Task requirements =
Begin at the first line of the data and copy each line through the one containing "ec='#c8c8c8', lw=1.2))", that line included, with no pictures.

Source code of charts
════════
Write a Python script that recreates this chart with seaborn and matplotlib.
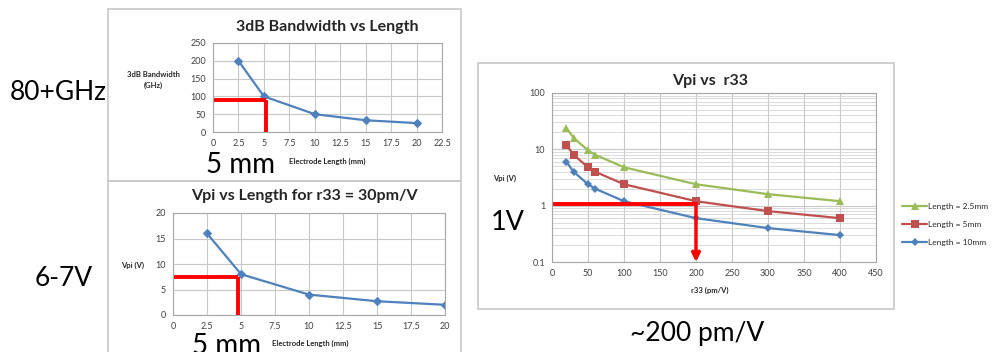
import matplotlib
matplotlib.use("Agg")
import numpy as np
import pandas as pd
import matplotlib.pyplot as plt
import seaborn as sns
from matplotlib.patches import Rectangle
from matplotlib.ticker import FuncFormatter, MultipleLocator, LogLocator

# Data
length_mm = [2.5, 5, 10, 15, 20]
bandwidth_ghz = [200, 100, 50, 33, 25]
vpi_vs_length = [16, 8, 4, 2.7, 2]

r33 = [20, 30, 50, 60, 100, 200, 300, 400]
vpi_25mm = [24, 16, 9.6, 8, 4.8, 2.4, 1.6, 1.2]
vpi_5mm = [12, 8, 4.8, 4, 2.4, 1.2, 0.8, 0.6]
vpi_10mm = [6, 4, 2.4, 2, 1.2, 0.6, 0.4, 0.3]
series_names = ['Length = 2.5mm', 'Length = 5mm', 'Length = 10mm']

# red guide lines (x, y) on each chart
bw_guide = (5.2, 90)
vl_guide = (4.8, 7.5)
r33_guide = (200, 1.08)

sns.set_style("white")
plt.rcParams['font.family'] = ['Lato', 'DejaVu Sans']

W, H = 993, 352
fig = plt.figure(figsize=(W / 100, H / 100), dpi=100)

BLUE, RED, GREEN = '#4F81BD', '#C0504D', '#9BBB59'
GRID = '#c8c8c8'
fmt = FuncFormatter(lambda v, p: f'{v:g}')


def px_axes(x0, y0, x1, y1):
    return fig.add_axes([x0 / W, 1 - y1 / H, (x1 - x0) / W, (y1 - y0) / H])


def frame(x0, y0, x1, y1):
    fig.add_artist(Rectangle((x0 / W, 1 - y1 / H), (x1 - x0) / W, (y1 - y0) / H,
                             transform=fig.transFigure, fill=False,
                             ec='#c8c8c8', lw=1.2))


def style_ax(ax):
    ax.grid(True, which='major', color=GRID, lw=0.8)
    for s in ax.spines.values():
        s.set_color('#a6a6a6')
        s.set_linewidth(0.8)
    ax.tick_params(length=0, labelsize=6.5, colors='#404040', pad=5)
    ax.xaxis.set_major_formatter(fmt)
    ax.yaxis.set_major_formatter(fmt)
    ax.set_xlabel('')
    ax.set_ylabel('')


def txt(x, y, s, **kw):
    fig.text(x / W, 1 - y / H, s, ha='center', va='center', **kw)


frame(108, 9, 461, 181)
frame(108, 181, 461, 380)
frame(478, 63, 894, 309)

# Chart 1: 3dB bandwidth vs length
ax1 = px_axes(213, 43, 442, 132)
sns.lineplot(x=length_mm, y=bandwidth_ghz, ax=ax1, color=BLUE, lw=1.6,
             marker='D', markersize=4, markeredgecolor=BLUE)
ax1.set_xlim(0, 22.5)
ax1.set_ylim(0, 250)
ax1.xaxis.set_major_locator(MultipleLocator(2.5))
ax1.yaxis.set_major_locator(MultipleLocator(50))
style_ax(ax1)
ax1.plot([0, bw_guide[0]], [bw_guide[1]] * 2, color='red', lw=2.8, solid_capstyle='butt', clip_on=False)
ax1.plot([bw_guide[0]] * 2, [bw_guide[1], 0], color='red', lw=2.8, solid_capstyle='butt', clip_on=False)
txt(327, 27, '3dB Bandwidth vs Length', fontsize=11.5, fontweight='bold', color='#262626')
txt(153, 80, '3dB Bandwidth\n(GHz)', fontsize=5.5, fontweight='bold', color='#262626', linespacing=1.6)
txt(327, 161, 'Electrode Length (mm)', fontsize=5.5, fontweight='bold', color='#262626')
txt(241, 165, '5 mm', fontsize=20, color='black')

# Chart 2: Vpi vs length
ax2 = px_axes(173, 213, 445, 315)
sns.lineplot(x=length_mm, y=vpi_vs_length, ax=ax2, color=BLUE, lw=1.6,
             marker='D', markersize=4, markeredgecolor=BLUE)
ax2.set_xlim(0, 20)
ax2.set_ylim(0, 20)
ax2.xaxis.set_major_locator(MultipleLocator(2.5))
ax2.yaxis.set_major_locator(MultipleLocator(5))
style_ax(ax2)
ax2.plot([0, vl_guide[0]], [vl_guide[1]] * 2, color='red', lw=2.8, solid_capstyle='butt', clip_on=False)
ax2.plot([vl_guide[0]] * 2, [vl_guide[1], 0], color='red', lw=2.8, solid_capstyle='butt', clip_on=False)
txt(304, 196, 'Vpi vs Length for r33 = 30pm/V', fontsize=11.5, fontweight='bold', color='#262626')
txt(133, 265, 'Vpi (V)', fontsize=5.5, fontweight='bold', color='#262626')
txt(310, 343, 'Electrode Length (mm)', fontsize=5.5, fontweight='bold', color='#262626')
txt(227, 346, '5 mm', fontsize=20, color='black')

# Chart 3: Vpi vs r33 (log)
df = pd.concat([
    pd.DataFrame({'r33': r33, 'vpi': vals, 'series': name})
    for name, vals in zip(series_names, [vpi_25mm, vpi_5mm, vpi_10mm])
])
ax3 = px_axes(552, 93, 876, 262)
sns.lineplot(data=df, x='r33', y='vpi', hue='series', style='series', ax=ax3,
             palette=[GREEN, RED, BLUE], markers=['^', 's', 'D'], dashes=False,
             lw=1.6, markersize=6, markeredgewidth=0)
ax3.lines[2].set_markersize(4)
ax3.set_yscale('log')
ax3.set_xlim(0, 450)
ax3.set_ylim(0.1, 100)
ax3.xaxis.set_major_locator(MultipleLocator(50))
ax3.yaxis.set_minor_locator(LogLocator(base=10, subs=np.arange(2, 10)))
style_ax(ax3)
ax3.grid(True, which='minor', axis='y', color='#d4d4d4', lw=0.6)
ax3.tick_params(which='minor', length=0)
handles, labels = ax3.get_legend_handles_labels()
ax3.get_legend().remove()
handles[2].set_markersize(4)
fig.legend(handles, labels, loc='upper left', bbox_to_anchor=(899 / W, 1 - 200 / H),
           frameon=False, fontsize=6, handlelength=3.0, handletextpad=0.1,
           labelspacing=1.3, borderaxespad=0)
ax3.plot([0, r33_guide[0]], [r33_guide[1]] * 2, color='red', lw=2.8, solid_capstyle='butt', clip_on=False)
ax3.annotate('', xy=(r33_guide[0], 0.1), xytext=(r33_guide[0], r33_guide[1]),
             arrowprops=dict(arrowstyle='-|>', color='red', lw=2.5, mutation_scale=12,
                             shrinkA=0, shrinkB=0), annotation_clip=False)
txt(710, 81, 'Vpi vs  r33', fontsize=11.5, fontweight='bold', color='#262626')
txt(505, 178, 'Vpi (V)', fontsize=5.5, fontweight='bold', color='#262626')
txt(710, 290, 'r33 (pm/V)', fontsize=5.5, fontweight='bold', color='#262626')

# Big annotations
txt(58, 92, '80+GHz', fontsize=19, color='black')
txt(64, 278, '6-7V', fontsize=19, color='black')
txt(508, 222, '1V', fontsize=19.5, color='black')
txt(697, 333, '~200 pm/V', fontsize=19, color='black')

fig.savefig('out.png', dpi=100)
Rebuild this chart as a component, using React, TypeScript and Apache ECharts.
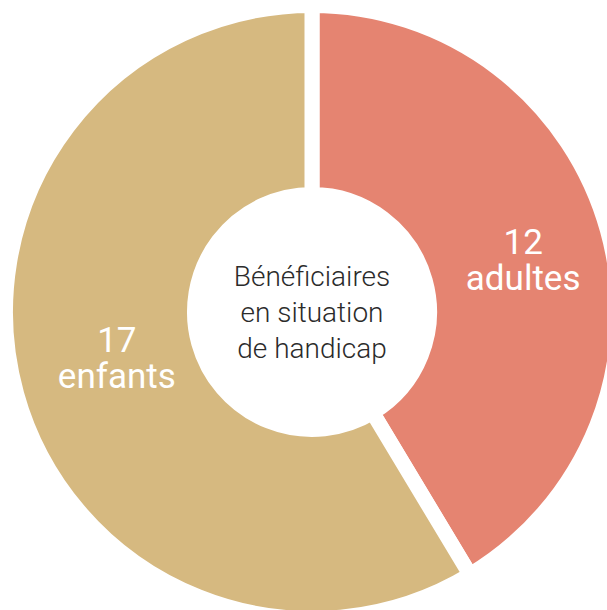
════════
Finished task =
Write a Python script that recreates this chart with seaborn and matplotlib.
import matplotlib
matplotlib.use("Agg")
import numpy as np
import pandas as pd
import matplotlib.pyplot as plt
import seaborn as sns
from matplotlib.patches import Rectangle
from matplotlib.ticker import FuncFormatter, MultipleLocator, LogLocator

# Data
length_mm = [2.5, 5, 10, 15, 20]
bandwidth_ghz = [200, 100, 50, 33, 25]
vpi_vs_length = [16, 8, 4, 2.7, 2]

r33 = [20, 30, 50, 60, 100, 200, 300, 400]
vpi_25mm = [24, 16, 9.6, 8, 4.8, 2.4, 1.6, 1.2]
vpi_5mm = [12, 8, 4.8, 4, 2.4, 1.2, 0.8, 0.6]
vpi_10mm = [6, 4, 2.4, 2, 1.2, 0.6, 0.4, 0.3]
series_names = ['Length = 2.5mm', 'Length = 5mm', 'Length = 10mm']

# red guide lines (x, y) on each chart
bw_guide = (5.2, 90)
vl_guide = (4.8, 7.5)
r33_guide = (200, 1.08)

sns.set_style("white")
plt.rcParams['font.family'] = ['Lato', 'DejaVu Sans']

W, H = 993, 352
fig = plt.figure(figsize=(W / 100, H / 100), dpi=100)

BLUE, RED, GREEN = '#4F81BD', '#C0504D', '#9BBB59'
GRID = '#c8c8c8'
fmt = FuncFormatter(lambda v, p: f'{v:g}')


def px_axes(x0, y0, x1, y1):
    return fig.add_axes([x0 / W, 1 - y1 / H, (x1 - x0) / W, (y1 - y0) / H])


def frame(x0, y0, x1, y1):
    fig.add_artist(Rectangle((x0 / W, 1 - y1 / H), (x1 - x0) / W, (y1 - y0) / H,
                             transform=fig.transFigure, fill=False,
                             ec='#c8c8c8', lw=1.2))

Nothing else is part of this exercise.